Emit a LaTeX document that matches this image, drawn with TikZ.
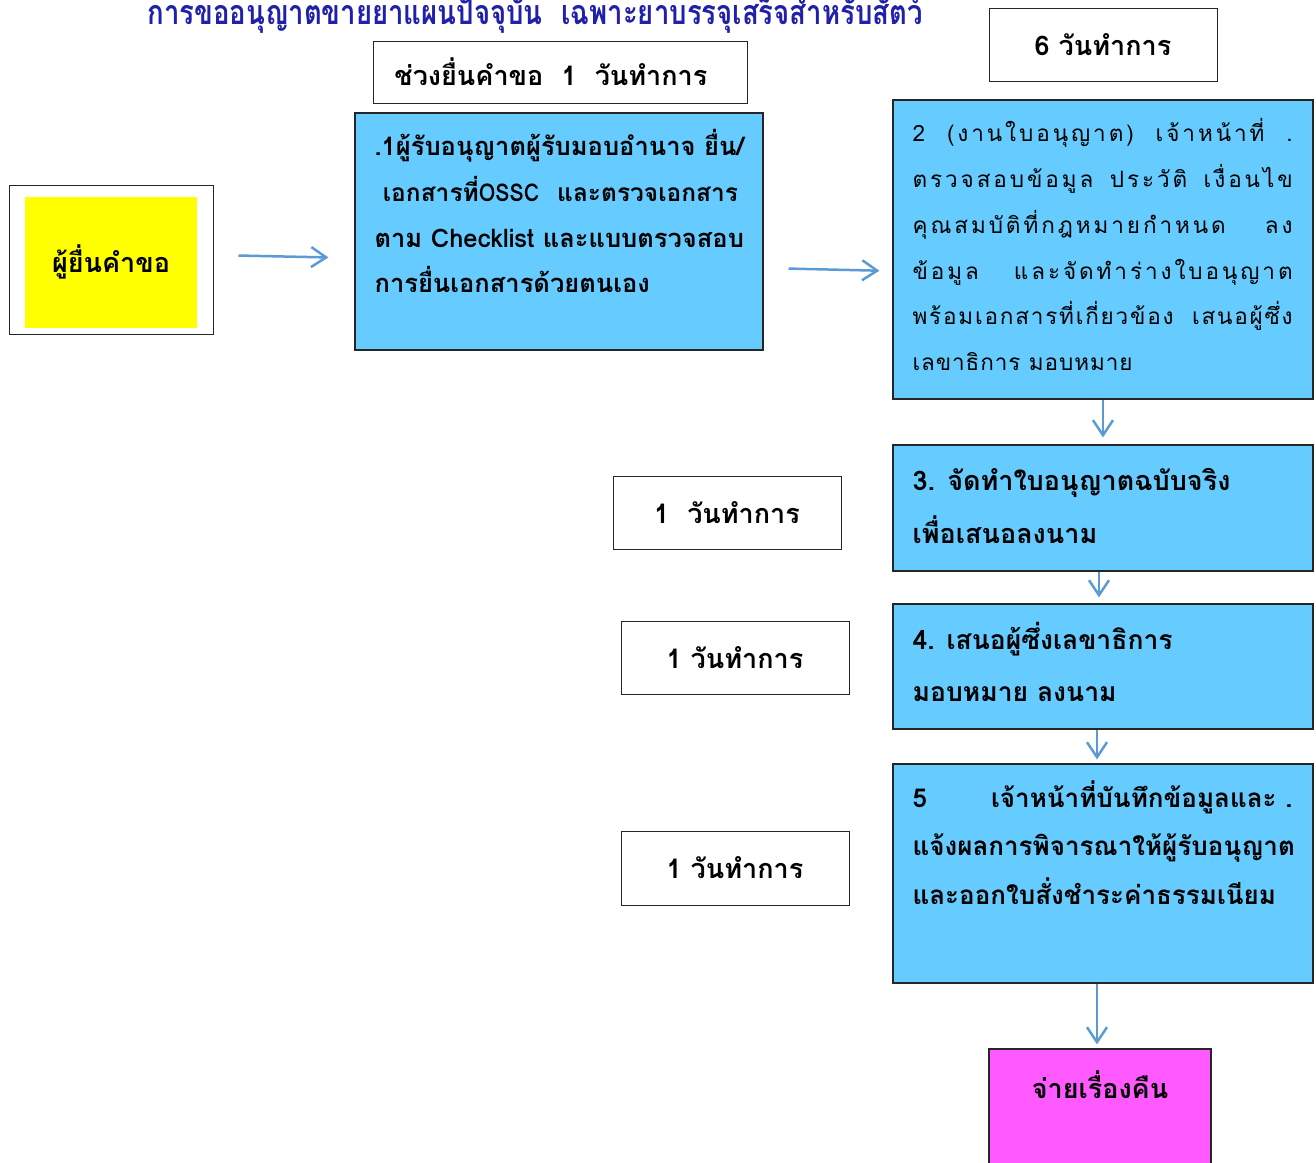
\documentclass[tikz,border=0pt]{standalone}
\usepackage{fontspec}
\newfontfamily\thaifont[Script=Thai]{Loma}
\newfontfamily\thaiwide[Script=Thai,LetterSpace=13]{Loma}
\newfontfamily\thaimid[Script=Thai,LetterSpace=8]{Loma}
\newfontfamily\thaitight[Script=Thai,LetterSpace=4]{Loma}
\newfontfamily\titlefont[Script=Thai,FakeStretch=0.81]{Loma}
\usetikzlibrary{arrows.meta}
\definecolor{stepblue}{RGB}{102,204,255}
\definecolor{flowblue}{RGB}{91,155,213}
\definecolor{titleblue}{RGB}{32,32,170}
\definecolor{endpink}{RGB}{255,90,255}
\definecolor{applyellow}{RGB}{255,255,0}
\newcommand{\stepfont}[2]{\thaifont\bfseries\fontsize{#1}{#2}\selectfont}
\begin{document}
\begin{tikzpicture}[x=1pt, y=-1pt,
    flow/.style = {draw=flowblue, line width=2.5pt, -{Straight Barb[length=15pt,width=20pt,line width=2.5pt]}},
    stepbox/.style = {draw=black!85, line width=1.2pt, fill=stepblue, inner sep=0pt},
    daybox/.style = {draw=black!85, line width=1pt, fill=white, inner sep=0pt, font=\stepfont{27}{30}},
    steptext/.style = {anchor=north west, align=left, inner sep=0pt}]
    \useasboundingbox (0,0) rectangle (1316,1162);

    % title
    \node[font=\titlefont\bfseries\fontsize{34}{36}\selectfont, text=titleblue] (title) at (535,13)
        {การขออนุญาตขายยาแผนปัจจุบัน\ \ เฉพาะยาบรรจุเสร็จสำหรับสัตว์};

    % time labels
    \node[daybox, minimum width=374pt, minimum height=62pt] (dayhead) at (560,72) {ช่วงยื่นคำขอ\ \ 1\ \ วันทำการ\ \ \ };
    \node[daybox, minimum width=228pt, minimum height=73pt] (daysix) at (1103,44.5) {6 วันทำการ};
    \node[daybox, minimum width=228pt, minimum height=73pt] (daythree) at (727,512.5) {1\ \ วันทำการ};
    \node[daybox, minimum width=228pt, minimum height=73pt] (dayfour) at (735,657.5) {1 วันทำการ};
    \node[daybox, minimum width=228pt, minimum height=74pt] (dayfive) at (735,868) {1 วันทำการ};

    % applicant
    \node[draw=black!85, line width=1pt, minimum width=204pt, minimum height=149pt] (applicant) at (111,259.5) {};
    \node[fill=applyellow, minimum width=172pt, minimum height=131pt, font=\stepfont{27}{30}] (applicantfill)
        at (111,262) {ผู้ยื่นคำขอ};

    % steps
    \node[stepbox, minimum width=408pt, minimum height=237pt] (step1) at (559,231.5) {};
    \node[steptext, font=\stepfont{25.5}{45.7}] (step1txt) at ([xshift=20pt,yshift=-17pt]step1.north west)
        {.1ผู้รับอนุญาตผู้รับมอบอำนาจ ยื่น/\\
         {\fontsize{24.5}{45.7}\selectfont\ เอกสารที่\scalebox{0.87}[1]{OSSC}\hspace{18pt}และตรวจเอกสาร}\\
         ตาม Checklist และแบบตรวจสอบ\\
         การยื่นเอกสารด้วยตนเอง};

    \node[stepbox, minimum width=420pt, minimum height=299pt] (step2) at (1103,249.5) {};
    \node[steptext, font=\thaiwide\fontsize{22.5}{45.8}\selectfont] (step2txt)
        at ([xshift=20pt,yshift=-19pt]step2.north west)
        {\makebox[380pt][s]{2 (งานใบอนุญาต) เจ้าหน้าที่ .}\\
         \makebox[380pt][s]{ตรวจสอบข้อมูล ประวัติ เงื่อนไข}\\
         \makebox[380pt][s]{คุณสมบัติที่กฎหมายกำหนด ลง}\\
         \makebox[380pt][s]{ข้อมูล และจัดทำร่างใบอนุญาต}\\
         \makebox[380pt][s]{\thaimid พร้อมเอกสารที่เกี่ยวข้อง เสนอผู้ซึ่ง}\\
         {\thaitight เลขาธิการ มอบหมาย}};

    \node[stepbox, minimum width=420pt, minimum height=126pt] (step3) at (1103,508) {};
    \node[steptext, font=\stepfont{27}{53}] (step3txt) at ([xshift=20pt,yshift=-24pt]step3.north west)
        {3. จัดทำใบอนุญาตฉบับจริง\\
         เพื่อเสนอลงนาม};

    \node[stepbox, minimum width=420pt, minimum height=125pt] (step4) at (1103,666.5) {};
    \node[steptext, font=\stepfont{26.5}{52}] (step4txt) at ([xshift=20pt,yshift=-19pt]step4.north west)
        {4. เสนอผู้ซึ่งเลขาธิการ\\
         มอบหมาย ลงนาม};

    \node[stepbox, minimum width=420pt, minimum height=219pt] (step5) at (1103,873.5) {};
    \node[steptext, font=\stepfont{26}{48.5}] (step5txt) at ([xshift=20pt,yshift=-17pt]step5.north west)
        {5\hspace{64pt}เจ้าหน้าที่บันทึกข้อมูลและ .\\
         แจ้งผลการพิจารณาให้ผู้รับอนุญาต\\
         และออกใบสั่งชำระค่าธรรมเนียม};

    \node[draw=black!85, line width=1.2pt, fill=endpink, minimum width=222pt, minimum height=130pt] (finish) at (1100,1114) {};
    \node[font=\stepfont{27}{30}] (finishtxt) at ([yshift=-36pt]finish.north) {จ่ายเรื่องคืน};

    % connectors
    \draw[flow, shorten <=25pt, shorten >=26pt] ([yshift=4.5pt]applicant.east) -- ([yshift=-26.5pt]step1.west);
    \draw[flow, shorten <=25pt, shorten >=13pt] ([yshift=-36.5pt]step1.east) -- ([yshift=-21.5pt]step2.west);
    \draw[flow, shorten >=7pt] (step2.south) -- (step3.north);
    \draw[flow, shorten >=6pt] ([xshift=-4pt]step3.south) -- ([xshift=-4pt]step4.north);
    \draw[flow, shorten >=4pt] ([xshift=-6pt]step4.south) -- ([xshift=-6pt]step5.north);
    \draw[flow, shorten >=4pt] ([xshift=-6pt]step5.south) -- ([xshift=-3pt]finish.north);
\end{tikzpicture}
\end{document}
════════════════
(TASK GOAL): Write the listing out a second time exactly, dropping all images.

(SOLUTION):
Emit a LaTeX document that matches this image, drawn with TikZ.
\documentclass[tikz,border=0pt]{standalone}
\usepackage{fontspec}
\newfontfamily\thaifont[Script=Thai]{Loma}
\newfontfamily\thaiwide[Script=Thai,LetterSpace=13]{Loma}
\newfontfamily\thaimid[Script=Thai,LetterSpace=8]{Loma}
\newfontfamily\thaitight[Script=Thai,LetterSpace=4]{Loma}
\newfontfamily\titlefont[Script=Thai,FakeStretch=0.81]{Loma}
\usetikzlibrary{arrows.meta}
\definecolor{stepblue}{RGB}{102,204,255}
\definecolor{flowblue}{RGB}{91,155,213}
\definecolor{titleblue}{RGB}{32,32,170}
\definecolor{endpink}{RGB}{255,90,255}
\definecolor{applyellow}{RGB}{255,255,0}
\newcommand{\stepfont}[2]{\thaifont\bfseries\fontsize{#1}{#2}\selectfont}
\begin{document}
\begin{tikzpicture}[x=1pt, y=-1pt,
    flow/.style = {draw=flowblue, line width=2.5pt, -{Straight Barb[length=15pt,width=20pt,line width=2.5pt]}},
    stepbox/.style = {draw=black!85, line width=1.2pt, fill=stepblue, inner sep=0pt},
    daybox/.style = {draw=black!85, line width=1pt, fill=white, inner sep=0pt, font=\stepfont{27}{30}},
    steptext/.style = {anchor=north west, align=left, inner sep=0pt}]
    \useasboundingbox (0,0) rectangle (1316,1162);

    % title
    \node[font=\titlefont\bfseries\fontsize{34}{36}\selectfont, text=titleblue] (title) at (535,13)
        {การขออนุญาตขายยาแผนปัจจุบัน\ \ เฉพาะยาบรรจุเสร็จสำหรับสัตว์};

    % time labels
    \node[daybox, minimum width=374pt, minimum height=62pt] (dayhead) at (560,72) {ช่วงยื่นคำขอ\ \ 1\ \ วันทำการ\ \ \ };
    \node[daybox, minimum width=228pt, minimum height=73pt] (daysix) at (1103,44.5) {6 วันทำการ};
    \node[daybox, minimum width=228pt, minimum height=73pt] (daythree) at (727,512.5) {1\ \ วันทำการ};
    \node[daybox, minimum width=228pt, minimum height=73pt] (dayfour) at (735,657.5) {1 วันทำการ};
    \node[daybox, minimum width=228pt, minimum height=74pt] (dayfive) at (735,868) {1 วันทำการ};

    % applicant
    \node[draw=black!85, line width=1pt, minimum width=204pt, minimum height=149pt] (applicant) at (111,259.5) {};
    \node[fill=applyellow, minimum width=172pt, minimum height=131pt, font=\stepfont{27}{30}] (applicantfill)
        at (111,262) {ผู้ยื่นคำขอ};

    % steps
    \node[stepbox, minimum width=408pt, minimum height=237pt] (step1) at (559,231.5) {};
    \node[steptext, font=\stepfont{25.5}{45.7}] (step1txt) at ([xshift=20pt,yshift=-17pt]step1.north west)
        {.1ผู้รับอนุญาตผู้รับมอบอำนาจ ยื่น/\\
         {\fontsize{24.5}{45.7}\selectfont\ เอกสารที่\scalebox{0.87}[1]{OSSC}\hspace{18pt}และตรวจเอกสาร}\\
         ตาม Checklist และแบบตรวจสอบ\\
         การยื่นเอกสารด้วยตนเอง};

    \node[stepbox, minimum width=420pt, minimum height=299pt] (step2) at (1103,249.5) {};
    \node[steptext, font=\thaiwide\fontsize{22.5}{45.8}\selectfont] (step2txt)
        at ([xshift=20pt,yshift=-19pt]step2.north west)
        {\makebox[380pt][s]{2 (งานใบอนุญาต) เจ้าหน้าที่ .}\\
         \makebox[380pt][s]{ตรวจสอบข้อมูล ประวัติ เงื่อนไข}\\
         \makebox[380pt][s]{คุณสมบัติที่กฎหมายกำหนด ลง}\\
         \makebox[380pt][s]{ข้อมูล และจัดทำร่างใบอนุญาต}\\
         \makebox[380pt][s]{\thaimid พร้อมเอกสารที่เกี่ยวข้อง เสนอผู้ซึ่ง}\\
         {\thaitight เลขาธิการ มอบหมาย}};

    \node[stepbox, minimum width=420pt, minimum height=126pt] (step3) at (1103,508) {};
    \node[steptext, font=\stepfont{27}{53}] (step3txt) at ([xshift=20pt,yshift=-24pt]step3.north west)
        {3. จัดทำใบอนุญาตฉบับจริง\\
         เพื่อเสนอลงนาม};

    \node[stepbox, minimum width=420pt, minimum height=125pt] (step4) at (1103,666.5) {};
    \node[steptext, font=\stepfont{26.5}{52}] (step4txt) at ([xshift=20pt,yshift=-19pt]step4.north west)
        {4. เสนอผู้ซึ่งเลขาธิการ\\
         มอบหมาย ลงนาม};

    \node[stepbox, minimum width=420pt, minimum height=219pt] (step5) at (1103,873.5) {};
    \node[steptext, font=\stepfont{26}{48.5}] (step5txt) at ([xshift=20pt,yshift=-17pt]step5.north west)
        {5\hspace{64pt}เจ้าหน้าที่บันทึกข้อมูลและ .\\
         แจ้งผลการพิจารณาให้ผู้รับอนุญาต\\
         และออกใบสั่งชำระค่าธรรมเนียม};

    \node[draw=black!85, line width=1.2pt, fill=endpink, minimum width=222pt, minimum height=130pt] (finish) at (1100,1114) {};
    \node[font=\stepfont{27}{30}] (finishtxt) at ([yshift=-36pt]finish.north) {จ่ายเรื่องคืน};

    % connectors
    \draw[flow, shorten <=25pt, shorten >=26pt] ([yshift=4.5pt]applicant.east) -- ([yshift=-26.5pt]step1.west);
    \draw[flow, shorten <=25pt, shorten >=13pt] ([yshift=-36.5pt]step1.east) -- ([yshift=-21.5pt]step2.west);
    \draw[flow, shorten >=7pt] (step2.south) -- (step3.north);
    \draw[flow, shorten >=6pt] ([xshift=-4pt]step3.south) -- ([xshift=-4pt]step4.north);
    \draw[flow, shorten >=4pt] ([xshift=-6pt]step4.south) -- ([xshift=-6pt]step5.north);
    \draw[flow, shorten >=4pt] ([xshift=-6pt]step5.south) -- ([xshift=-3pt]finish.north);
\end{tikzpicture}
\end{document}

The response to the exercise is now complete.